Work to complete: Leave out the pictures and repeat every record exactly.

Provided data:

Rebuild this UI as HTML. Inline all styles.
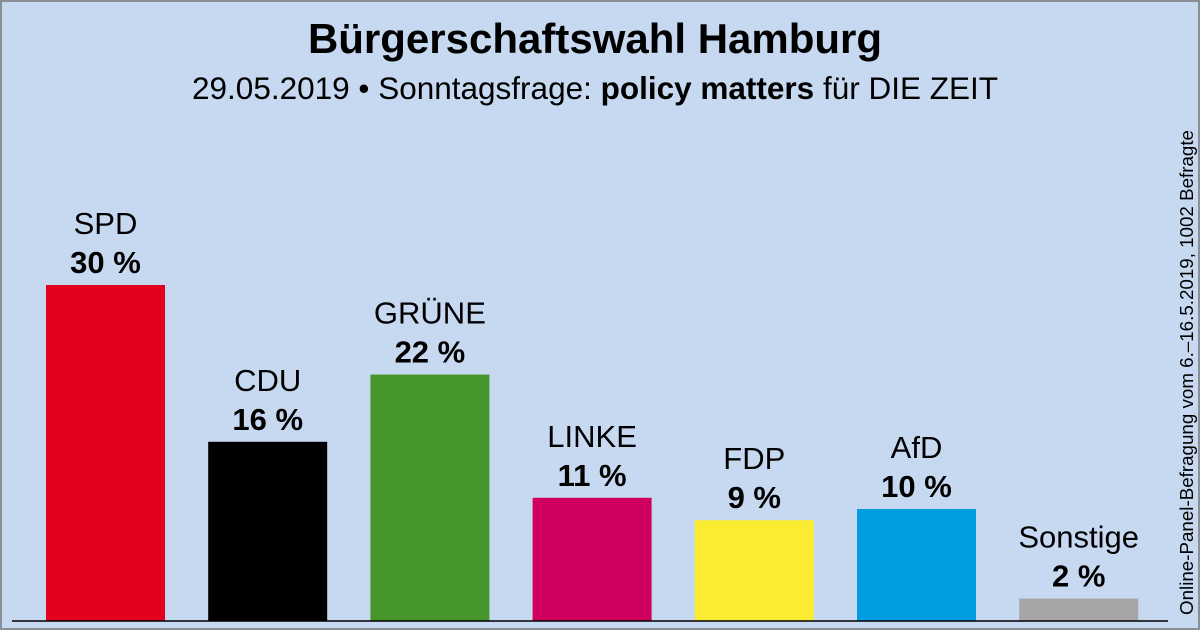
<!DOCTYPE html>
<html><head><meta charset="utf-8"><style>
body{margin:0;width:1200px;height:630px;overflow:hidden;background:#c6d9f0;font-family:"Liberation Sans",sans-serif}
svg{display:block}
</style></head><body>
<svg width="1200" height="630">
<rect x="1" y="1" width="1198" height="628" fill="#c6d9f0" stroke="#8a8f96" stroke-width="2"/>
<text x="595" y="53" text-anchor="middle" font-size="42" font-weight="bold">Bürgerschaftswahl Hamburg</text>
<text x="595" y="99" text-anchor="middle" font-size="31.5">29.05.2019 • Sonntagsfrage: <tspan font-weight="bold">policy matters</tspan> für DIE ZEIT</text>
<g id="bars"></g>
<line x1="12" y1="621" x2="1168" y2="621" stroke="#000" stroke-width="1.5"/>
<text transform="translate(1193,615) rotate(-90)" font-size="18" textLength="485" lengthAdjust="spacingAndGlyphs">Online-Panel-Befragung vom 6.–16.5.2019, 1002 Befragte</text>
</svg>
<script>
const parties=["SPD","CDU","GRÜNE","LINKE","FDP","AfD","Sonstige"];
const values=[30,16,22,11,9,10,2];
const colors=["#e3001f","#000000","#46962b","#d0005f","#fbec31","#009ee0","#a6a6a6"];
const base=621, scale=11.2, x0=46, step=162.2, bw=119;
const y=v=>base-v*scale;
const g=document.getElementById('bars');
const NS="http://www.w3.org/2000/svg";
parties.forEach((p,i)=>{
  const x=x0+i*step, top=y(values[i]);
  const r=document.createElementNS(NS,'rect');
  r.setAttribute('x',x);r.setAttribute('y',top);r.setAttribute('width',bw);r.setAttribute('height',base-top);r.setAttribute('fill',colors[i]);
  
  
  g.appendChild(r);
  const t1=document.createElementNS(NS,'text');
  t1.setAttribute('x',x+bw/2);t1.setAttribute('y',top-51);t1.setAttribute('text-anchor','middle');t1.setAttribute('font-size','31');
  t1.textContent=p;
  
  
  g.appendChild(t1);
  const t2=document.createElementNS(NS,'text');
  t2.setAttribute('x',x+bw/2);t2.setAttribute('y',top-12);t2.setAttribute('text-anchor','middle');t2.setAttribute('font-size','31');t2.setAttribute('font-weight','bold');
  t2.textContent=values[i]+' %';
  
  
  g.appendChild(t2);
});
</script>
</body></html>
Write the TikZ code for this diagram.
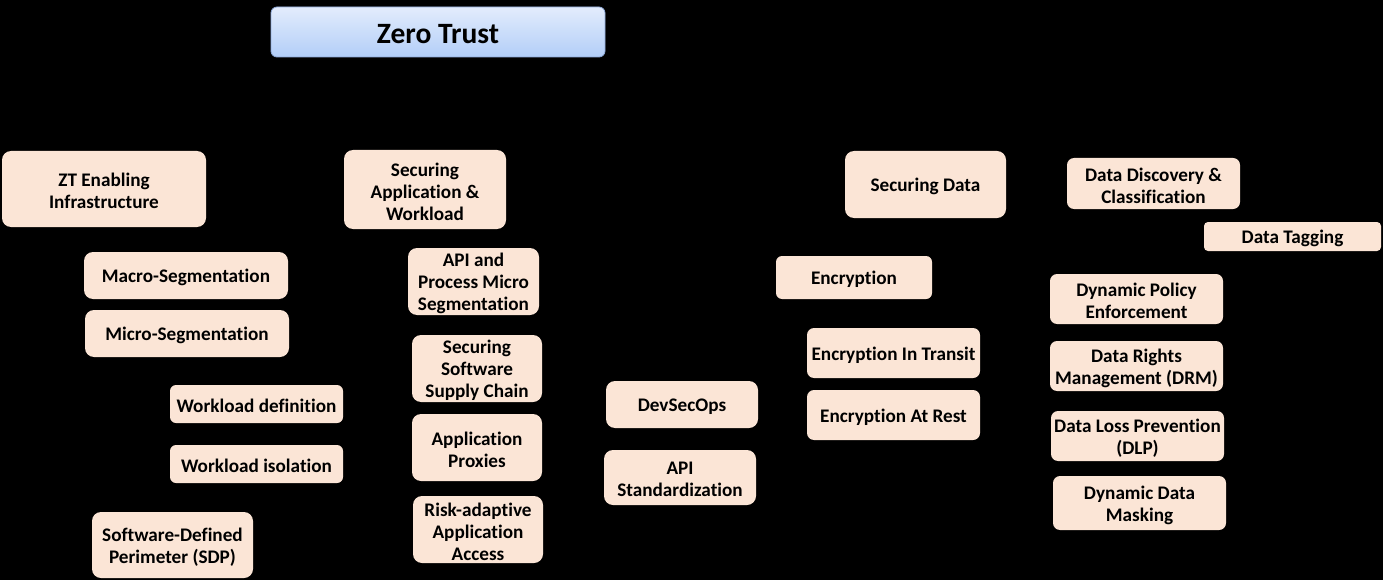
\documentclass[tikz,border=0pt]{standalone}
\usepackage{fontspec}
\setmainfont{Carlito}[Ligatures=NoCommon]
\definecolor{peach}{HTML}{FBE5D6}
\definecolor{ztop}{HTML}{E3ECFC}
\definecolor{zbot}{HTML}{B2CEF8}
\definecolor{zline}{HTML}{8EA9D8}
\tikzset{
  box/.style={draw=none, fill=peach, rounded corners=9pt, inner sep=0pt},
  btext/.style={inner sep=0pt, align=center, font=\fontsize{19.2}{22}\selectfont\bfseries, text=black},
  sz/.style n args={2}{minimum width=#1pt, minimum height=#2pt},
  ztbox/.style={draw=zline, line width=0.8pt, top color=ztop, bottom color=zbot, rounded corners=6pt,
    inner sep=0pt},
  zttext/.style={inner sep=0pt, font=\fontsize{29.5}{32}\selectfont\bfseries, text=black}
}
% \bx[extra]{name}{cx}{cy}{w}{h}{text}
\newcommand\bx[6][]{%
  \node[box, sz={#4}{#5}, #1] (#2) at (#3) {};
  \node[btext] (#2-t) at ([yshift=-2pt]#2.center) {#6};}
\begin{document}
\begin{tikzpicture}[x=1pt,y=-1pt]
\fill[black] (0,0) rectangle (1383,580);
\useasboundingbox (0,0) rectangle (1383,580);
\node[ztbox, sz={334}{50}] (zt) at (438,32) {};
\node[zttext] (zt-t) at ([yshift=-2pt]zt.center) {Zero Trust};
% column 1
\bx{zte}{104,189}{204}{76}{ZT Enabling\\Infrastructure}
\bx{macro}{186,275.5}{204}{47}{Macro-Segmentation}
\bx{micro}{187,333.5}{204}{47}{Micro-Segmentation}
\bx[rounded corners=6pt]{wd}{256.5,404}{173}{38}{Workload definition}
\bx[rounded corners=6pt]{wi}{256.5,464}{173}{38}{Workload isolation}
\bx{sdp}{172.5,545}{161}{66}{Software-Defined\\Perimeter (SDP)}
% column 2
\bx{saw}{425,189.5}{162}{79}{Securing\\Application \&\\Workload}
\bx{api}{473.5,281.5}{131}{67}{API and\\Process Micro\\Segmentation}
\bx{sssc}{477,368.5}{130}{67}{Securing\\Software\\Supply Chain}
\bx{ap}{477,447.5}{130}{67}{Application\\Proxies}
\bx{raa}{478,529.5}{130}{67}{Risk-adaptive\\Application\\Access}
\bx{dso}{682,404.5}{152}{47}{DevSecOps}
\bx{apis}{680,477.5}{152}{55}{API\\Standardization}
% column 3
\bx{sd}{925.5,184.5}{161}{67}{Securing Data}
\bx[rounded corners=6pt]{enc}{854,277.5}{156}{43}{Encryption}
\bx[rounded corners=7pt]{eit}{893.5,353}{173}{50}{Encryption In Transit}
\bx[rounded corners=7pt]{ear}{893.5,415}{173}{50}{Encryption At Rest}
% column 4
\bx[rounded corners=7pt]{ddc}{1153.5,183.5}{173}{51}{Data Discovery \&\\Classification}
\bx[rounded corners=4pt]{dt}{1292.5,236.5}{177}{29}{Data Tagging}
\bx[rounded corners=7pt]{dpe}{1136.5,299}{173}{50}{Dynamic Policy\\Enforcement}
\bx[rounded corners=7pt]{drm}{1136.5,366}{173}{50}{Data Rights\\Management (DRM)}
\bx[rounded corners=7pt]{dlp}{1137.5,436}{173}{50}{Data Loss Prevention\\(DLP)}
\bx[rounded corners=7pt]{ddm}{1139.5,503}{173}{54}{Dynamic Data\\Masking}
\end{tikzpicture}
\end{document}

Task result:
Rebuild this UI as HTML. Inline all styles.
<!DOCTYPE html>
<html><head><meta charset="utf-8"><style>
body{margin:0;width:1200px;height:630px;overflow:hidden;background:#c6d9f0;font-family:"Liberation Sans",sans-serif}
svg{display:block}
</style></head><body>
<svg width="1200" height="630">
<rect x="1" y="1" width="1198" height="628" fill="#c6d9f0" stroke="#8a8f96" stroke-width="2"/>
<text x="595" y="53" text-anchor="middle" font-size="42" font-weight="bold">Bürgerschaftswahl Hamburg</text>
<text x="595" y="99" text-anchor="middle" font-size="31.5">29.05.2019 • Sonntagsfrage: <tspan font-weight="bold">policy matters</tspan> für DIE ZEIT</text>
<g id="bars"></g>
<line x1="12" y1="621" x2="1168" y2="621" stroke="#000" stroke-width="1.5"/>
<text transform="translate(1193,615) rotate(-90)" font-size="18" textLength="485" lengthAdjust="spacingAndGlyphs">Online-Panel-Befragung vom 6.–16.5.2019, 1002 Befragte</text>
</svg>
<script>
const parties=["SPD","CDU","GRÜNE","LINKE","FDP","AfD","Sonstige"];
const values=[30,16,22,11,9,10,2];
const colors=["#e3001f","#000000","#46962b","#d0005f","#fbec31","#009ee0","#a6a6a6"];
const base=621, scale=11.2, x0=46, step=162.2, bw=119;
const y=v=>base-v*scale;
const g=document.getElementById('bars');
const NS="http://www.w3.org/2000/svg";
parties.forEach((p,i)=>{
  const x=x0+i*step, top=y(values[i]);
  const r=document.createElementNS(NS,'rect');
  r.setAttribute('x',x);r.setAttribute('y',top);r.setAttribute('width',bw);r.setAttribute('height',base-top);r.setAttribute('fill',colors[i]);
  
  
  g.appendChild(r);
  const t1=document.createElementNS(NS,'text');
  t1.setAttribute('x',x+bw/2);t1.setAttribute('y',top-51);t1.setAttribute('text-anchor','middle');t1.setAttribute('font-size','31');
  t1.textContent=p;
  
  
  g.appendChild(t1);
  const t2=document.createElementNS(NS,'text');
  t2.setAttribute('x',x+bw/2);t2.setAttribute('y',top-12);t2.setAttribute('text-anchor','middle');t2.setAttribute('font-size','31');t2.setAttribute('font-weight','bold');
  t2.textContent=values[i]+' %';
  
  
  g.appendChild(t2);
});
</script>
</body></html>
Write the TikZ code for this diagram.
\documentclass[tikz,border=0pt]{standalone}
\usepackage{fontspec}
\setmainfont{Carlito}[Ligatures=NoCommon]
\definecolor{peach}{HTML}{FBE5D6}
\definecolor{ztop}{HTML}{E3ECFC}
\definecolor{zbot}{HTML}{B2CEF8}
\definecolor{zline}{HTML}{8EA9D8}
\tikzset{
  box/.style={draw=none, fill=peach, rounded corners=9pt, inner sep=0pt},
  btext/.style={inner sep=0pt, align=center, font=\fontsize{19.2}{22}\selectfont\bfseries, text=black},
  sz/.style n args={2}{minimum width=#1pt, minimum height=#2pt},
  ztbox/.style={draw=zline, line width=0.8pt, top color=ztop, bottom color=zbot, rounded corners=6pt,
    inner sep=0pt},
  zttext/.style={inner sep=0pt, font=\fontsize{29.5}{32}\selectfont\bfseries, text=black}
}
% \bx[extra]{name}{cx}{cy}{w}{h}{text}
\newcommand\bx[6][]{%
  \node[box, sz={#4}{#5}, #1] (#2) at (#3) {};
  \node[btext] (#2-t) at ([yshift=-2pt]#2.center) {#6};}
\begin{document}
\begin{tikzpicture}[x=1pt,y=-1pt]
\fill[black] (0,0) rectangle (1383,580);
\useasboundingbox (0,0) rectangle (1383,580);
\node[ztbox, sz={334}{50}] (zt) at (438,32) {};
\node[zttext] (zt-t) at ([yshift=-2pt]zt.center) {Zero Trust};
% column 1
\bx{zte}{104,189}{204}{76}{ZT Enabling\\Infrastructure}
\bx{macro}{186,275.5}{204}{47}{Macro-Segmentation}
\bx{micro}{187,333.5}{204}{47}{Micro-Segmentation}
\bx[rounded corners=6pt]{wd}{256.5,404}{173}{38}{Workload definition}
\bx[rounded corners=6pt]{wi}{256.5,464}{173}{38}{Workload isolation}
\bx{sdp}{172.5,545}{161}{66}{Software-Defined\\Perimeter (SDP)}
% column 2
\bx{saw}{425,189.5}{162}{79}{Securing\\Application \&\\Workload}
\bx{api}{473.5,281.5}{131}{67}{API and\\Process Micro\\Segmentation}
\bx{sssc}{477,368.5}{130}{67}{Securing\\Software\\Supply Chain}
\bx{ap}{477,447.5}{130}{67}{Application\\Proxies}
\bx{raa}{478,529.5}{130}{67}{Risk-adaptive\\Application\\Access}
\bx{dso}{682,404.5}{152}{47}{DevSecOps}
\bx{apis}{680,477.5}{152}{55}{API\\Standardization}
% column 3
\bx{sd}{925.5,184.5}{161}{67}{Securing Data}
\bx[rounded corners=6pt]{enc}{854,277.5}{156}{43}{Encryption}
\bx[rounded corners=7pt]{eit}{893.5,353}{173}{50}{Encryption In Transit}
\bx[rounded corners=7pt]{ear}{893.5,415}{173}{50}{Encryption At Rest}
% column 4
\bx[rounded corners=7pt]{ddc}{1153.5,183.5}{173}{51}{Data Discovery \&\\Classification}
\bx[rounded corners=4pt]{dt}{1292.5,236.5}{177}{29}{Data Tagging}
\bx[rounded corners=7pt]{dpe}{1136.5,299}{173}{50}{Dynamic Policy\\Enforcement}
\bx[rounded corners=7pt]{drm}{1136.5,366}{173}{50}{Data Rights\\Management (DRM)}
\bx[rounded corners=7pt]{dlp}{1137.5,436}{173}{50}{Data Loss Prevention\\(DLP)}
\bx[rounded corners=7pt]{ddm}{1139.5,503}{173}{54}{Dynamic Data\\Masking}
\end{tikzpicture}
\end{document}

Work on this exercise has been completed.